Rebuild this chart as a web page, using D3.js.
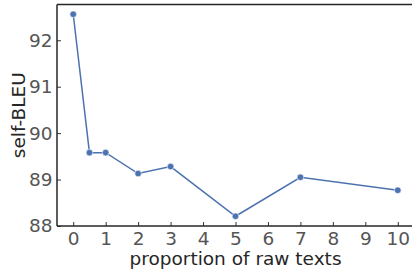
<!DOCTYPE html>
<meta charset="utf-8">
<script src="https://d3js.org/d3.v7.min.js"></script>
<style>
  body { margin: 0; background: #fff; }
  text { font-family: "DejaVu Sans", sans-serif; }
</style>
<div id="chart"></div>
<script>
// data
var proportions = [0, 0.5, 1, 2, 3, 5, 7, 10];
var selfBleu = [92.56, 89.58, 89.58, 89.13, 89.28, 88.21, 89.05, 88.77];
var xTicks = [0, 1, 2, 3, 4, 5, 6, 7, 8, 9, 10];
var yTicks = [88, 89, 90, 91, 92];

var W = 412, H = 269;
var margin = {top: 4.5, right: -2, bottom: 43, left: 57};
var width = W - margin.left - margin.right,
    height = H - margin.top - margin.bottom;

var svg = d3.select("#chart").append("svg")
    .attr("width", W)
    .attr("height", H);

var g = svg.append("g")
    .attr("transform", "translate(" + margin.left + "," + margin.top + ")");

var x = d3.scaleLinear().domain([-0.5, 10.5]).range([0, width]);
var y = d3.scaleLinear().domain([88, 92.77]).range([height, 0]);

// axes, ticks pointing inward
var xAxis = g.append("g")
    .attr("transform", "translate(0," + height + ")")
    .call(d3.axisBottom(x).tickValues(xTicks).tickSize(-4).tickPadding(5.5).tickFormat(d3.format("d")));

var yAxis = g.append("g")
    .call(d3.axisLeft(y).tickValues(yTicks).tickSize(-4).tickPadding(4.5).tickFormat(d3.format("d")));

[xAxis, yAxis].forEach(function(a) {
  a.select(".domain").remove();
  a.selectAll("line").attr("stroke", "#333").attr("stroke-width", 1);
  a.selectAll("text").attr("fill", "#555").style("font-size", "18.5px");
});

// spines: left, bottom, top
g.append("line").attr("x1", 0).attr("x2", 0).attr("y1", 0).attr("y2", height)
  .attr("stroke", "#262626").attr("stroke-width", 1.5);
g.append("line").attr("x1", 0).attr("x2", width).attr("y1", height).attr("y2", height)
  .attr("stroke", "#262626").attr("stroke-width", 1.5);
g.append("line").attr("x1", 0).attr("x2", width).attr("y1", 0).attr("y2", 0)
  .attr("stroke", "#262626").attr("stroke-width", 1.5);

var pts = proportions.map(function(p, i) { return {x: p, y: selfBleu[i]}; });

g.append("path")
  .datum(pts)
  .attr("fill", "none")
  .attr("stroke", "#4c72b0")
  .attr("stroke-width", 1.5)
  .attr("d", d3.line().x(function(d) { return x(d.x); }).y(function(d) { return y(d.y); }));

g.selectAll("circle.pt")
  .data(pts)
  .enter().append("circle")
  .attr("class", "pt")
  .attr("cx", function(d) { return x(d.x); })
  .attr("cy", function(d) { return y(d.y); })
  .attr("r", 3.3)
  .attr("fill", "#4c72b0")
  .attr("stroke", "#fff")
  .attr("stroke-width", 0.6);

// axis labels
svg.append("text")
  .attr("x", margin.left + width / 2)
  .attr("y", 265)
  .attr("text-anchor", "middle")
  .attr("fill", "#262626")
  .style("font-size", "18.5px")
  .text("proportion of raw texts");

svg.append("text")
  .attr("transform", "translate(25," + (margin.top + height / 2) + ") rotate(-90)")
  .attr("text-anchor", "middle")
  .attr("fill", "#262626")
  .style("font-size", "18.5px")
  .text("self-BLEU");
</script>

========================================================================

* [THE PROBLEM]:
Output a faithful copy of the data, with each picture left out.

* [TASK ANSWER]:
Rebuild this chart as a web page, using D3.js.
<!DOCTYPE html>
<meta charset="utf-8">
<script src="https://d3js.org/d3.v7.min.js"></script>
<style>
  body { margin: 0; background: #fff; }
  text { font-family: "DejaVu Sans", sans-serif; }
</style>
<div id="chart"></div>
<script>
// data
var proportions = [0, 0.5, 1, 2, 3, 5, 7, 10];
var selfBleu = [92.56, 89.58, 89.58, 89.13, 89.28, 88.21, 89.05, 88.77];
var xTicks = [0, 1, 2, 3, 4, 5, 6, 7, 8, 9, 10];
var yTicks = [88, 89, 90, 91, 92];

var W = 412, H = 269;
var margin = {top: 4.5, right: -2, bottom: 43, left: 57};
var width = W - margin.left - margin.right,
    height = H - margin.top - margin.bottom;

var svg = d3.select("#chart").append("svg")
    .attr("width", W)
    .attr("height", H);

var g = svg.append("g")
    .attr("transform", "translate(" + margin.left + "," + margin.top + ")");

var x = d3.scaleLinear().domain([-0.5, 10.5]).range([0, width]);
var y = d3.scaleLinear().domain([88, 92.77]).range([height, 0]);

// axes, ticks pointing inward
var xAxis = g.append("g")
    .attr("transform", "translate(0," + height + ")")
    .call(d3.axisBottom(x).tickValues(xTicks).tickSize(-4).tickPadding(5.5).tickFormat(d3.format("d")));

var yAxis = g.append("g")
    .call(d3.axisLeft(y).tickValues(yTicks).tickSize(-4).tickPadding(4.5).tickFormat(d3.format("d")));

[xAxis, yAxis].forEach(function(a) {
  a.select(".domain").remove();
  a.selectAll("line").attr("stroke", "#333").attr("stroke-width", 1);
  a.selectAll("text").attr("fill", "#555").style("font-size", "18.5px");
});

// spines: left, bottom, top
g.append("line").attr("x1", 0).attr("x2", 0).attr("y1", 0).attr("y2", height)
  .attr("stroke", "#262626").attr("stroke-width", 1.5);
g.append("line").attr("x1", 0).attr("x2", width).attr("y1", height).attr("y2", height)
  .attr("stroke", "#262626").attr("stroke-width", 1.5);
g.append("line").attr("x1", 0).attr("x2", width).attr("y1", 0).attr("y2", 0)
  .attr("stroke", "#262626").attr("stroke-width", 1.5);

var pts = proportions.map(function(p, i) { return {x: p, y: selfBleu[i]}; });

g.append("path")
  .datum(pts)
  .attr("fill", "none")
  .attr("stroke", "#4c72b0")
  .attr("stroke-width", 1.5)
  .attr("d", d3.line().x(function(d) { return x(d.x); }).y(function(d) { return y(d.y); }));

g.selectAll("circle.pt")
  .data(pts)
  .enter().append("circle")
  .attr("class", "pt")
  .attr("cx", function(d) { return x(d.x); })
  .attr("cy", function(d) { return y(d.y); })
  .attr("r", 3.3)
  .attr("fill", "#4c72b0")
  .attr("stroke", "#fff")
  .attr("stroke-width", 0.6);

// axis labels
svg.append("text")
  .attr("x", margin.left + width / 2)
  .attr("y", 265)
  .attr("text-anchor", "middle")
  .attr("fill", "#262626")
  .style("font-size", "18.5px")
  .text("proportion of raw texts");

svg.append("text")
  .attr("transform", "translate(25," + (margin.top + height / 2) + ") rotate(-90)")
  .attr("text-anchor", "middle")
  .attr("fill", "#262626")
  .style("font-size", "18.5px")
  .text("self-BLEU");
</script>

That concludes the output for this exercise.